Biomass accounts for 10-11% of all primary energy, but this is mostly the cooking fires of the developing world, with their devastating effects on health through indoor air pollution.

Wind is the largest second-generation technology available today, with 25% growth in 2006 and a global market value of 8 billion Euros and costing 4-8 Euro cents per kWh for onshore production. Key issues surrounding it are wind variability and forecasting. Solar is the next largest second generation technology It has huge potential, but at 12-20 Euro cents per kWh it also has huge costs. Installed capacity is increasing 40% per year, while costs are decreasing by 18-20% for every doubling of installed capacity. Solar is more effective in areas with lots of sun, and it requires state-of-the-art batteries to store the electricity. It is good for off-grid solutions, but as more people move into cities, there are fewer in the countryside who need such solutions.

In order to make the picture a bit rosier for renewables, some European companies are calling for harmonized government certificates for CO2 emissions, rather than the 30-some different support systems currently in place. For example, the UK’s Renewables Obligation Certificate (ROC) is issued to an accredited generator for eligible renewable electricity generated within the UK and supplied to customers within the country by a licensed electricity provider. It places an obligation on UK electricity suppliers to source an increasing proportion of their electricity from renewable sources.

Harmonizing these certificate programs throughout Europe would put governments and business in a win-win situation, lowering emissions and growing the marketplace for renewables. Business would also like to see the removal of national feed-in tariff systems (a regulated rate paid by the utility to a private electricity producer) that arguably stymie innovation in that the regulators pick the technology and set the price.

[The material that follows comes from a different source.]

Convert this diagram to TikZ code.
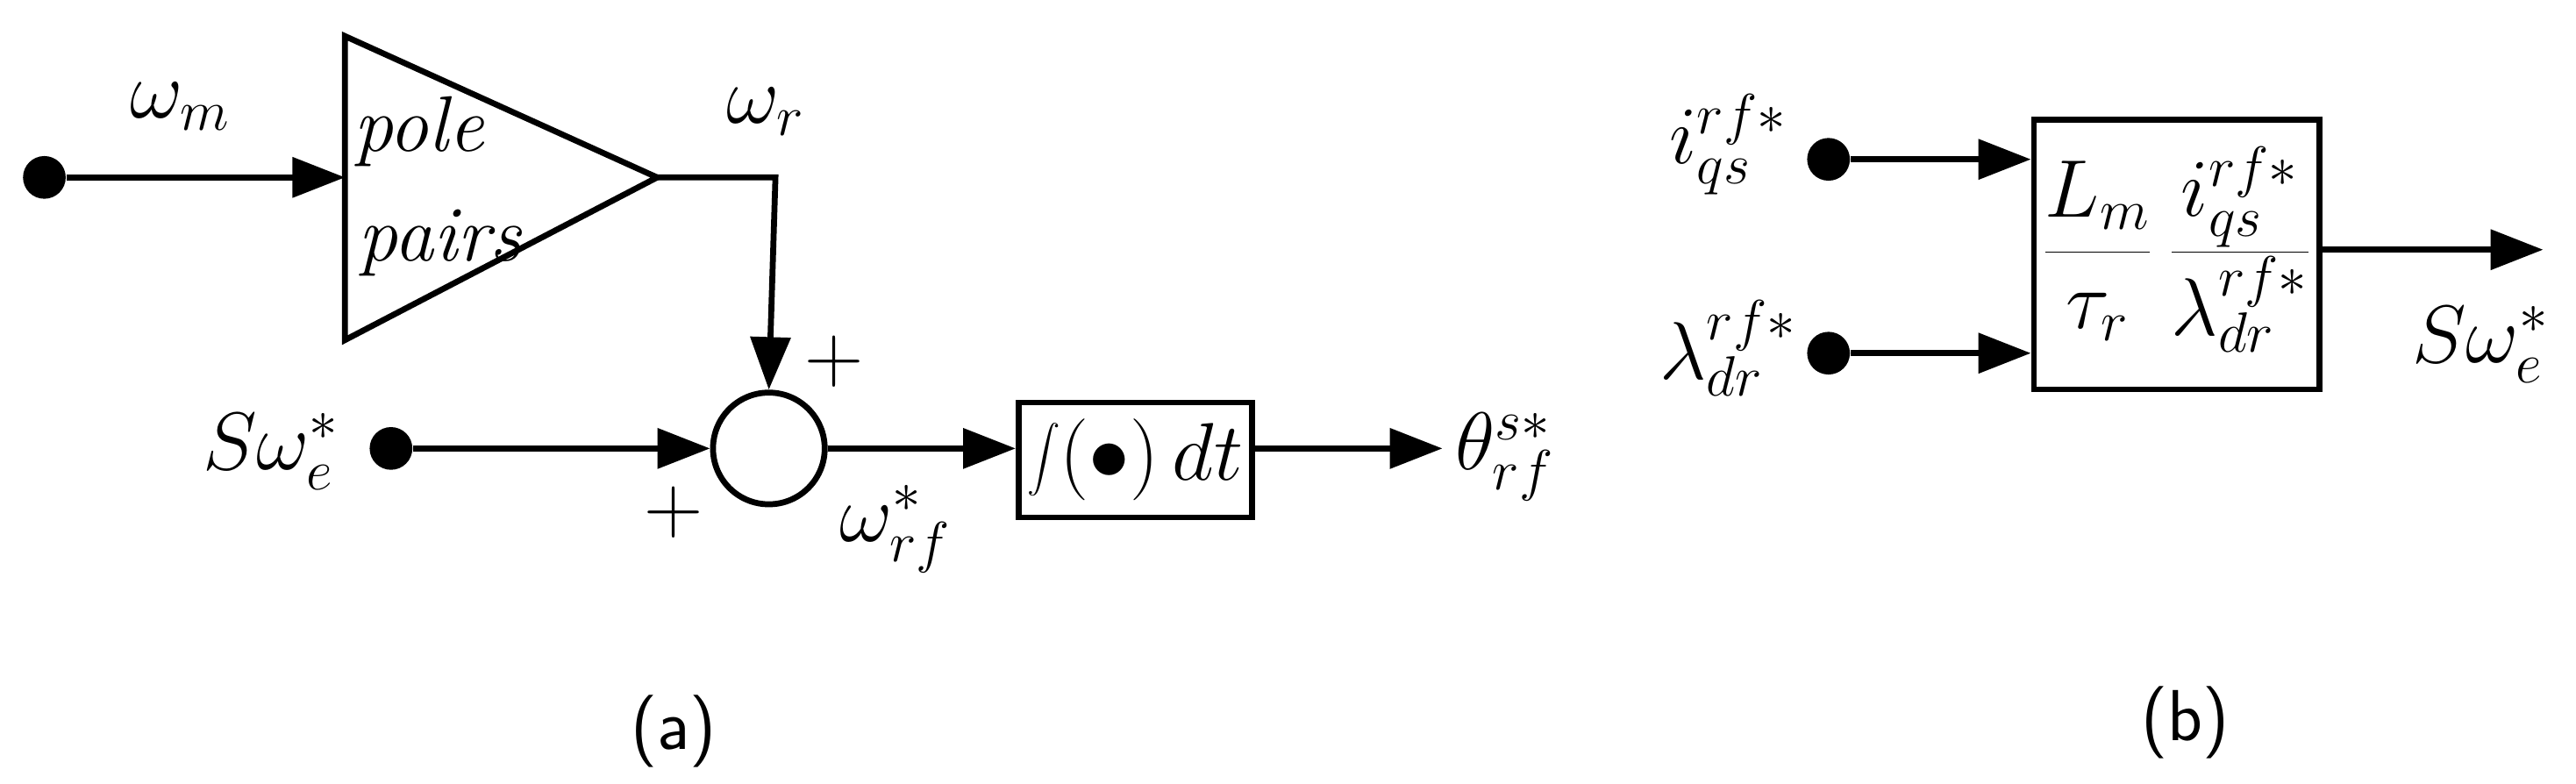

A common market would be more efficient, making the transport and sharing of resources (such as biomass) easier. It would create a European arena for innovation where technology is crucial and can benefit from active research, common development policies and public support.

However, the relatively low historic price of fossil fuels has slowed innovation in renewables, and participants felt that the price of oil would have to stay well over US$ 60 per barrel to encourage companies and governments to embrace renewables.

Politicians who want to see more use of renewables will have to subsidize more. The average price of electricity will need to go up in order meet the EU’s 2020 target, an increase that would have to be covered by subsidies, carbon taxes and green certificates.

Nuclear energy works well in many parts of the world but has enjoyed high government subsidies and legal protection. Nuclear is currently a lot cheaper than renewables, at 4 Euro cents per kWh as opposed to 6 on average for renewables, because of those subsidies.

The discussion concluded that getting anywhere close to Europe’s goals will require a clever patchwork of solutions to overcome present technological, economic and policy barriers.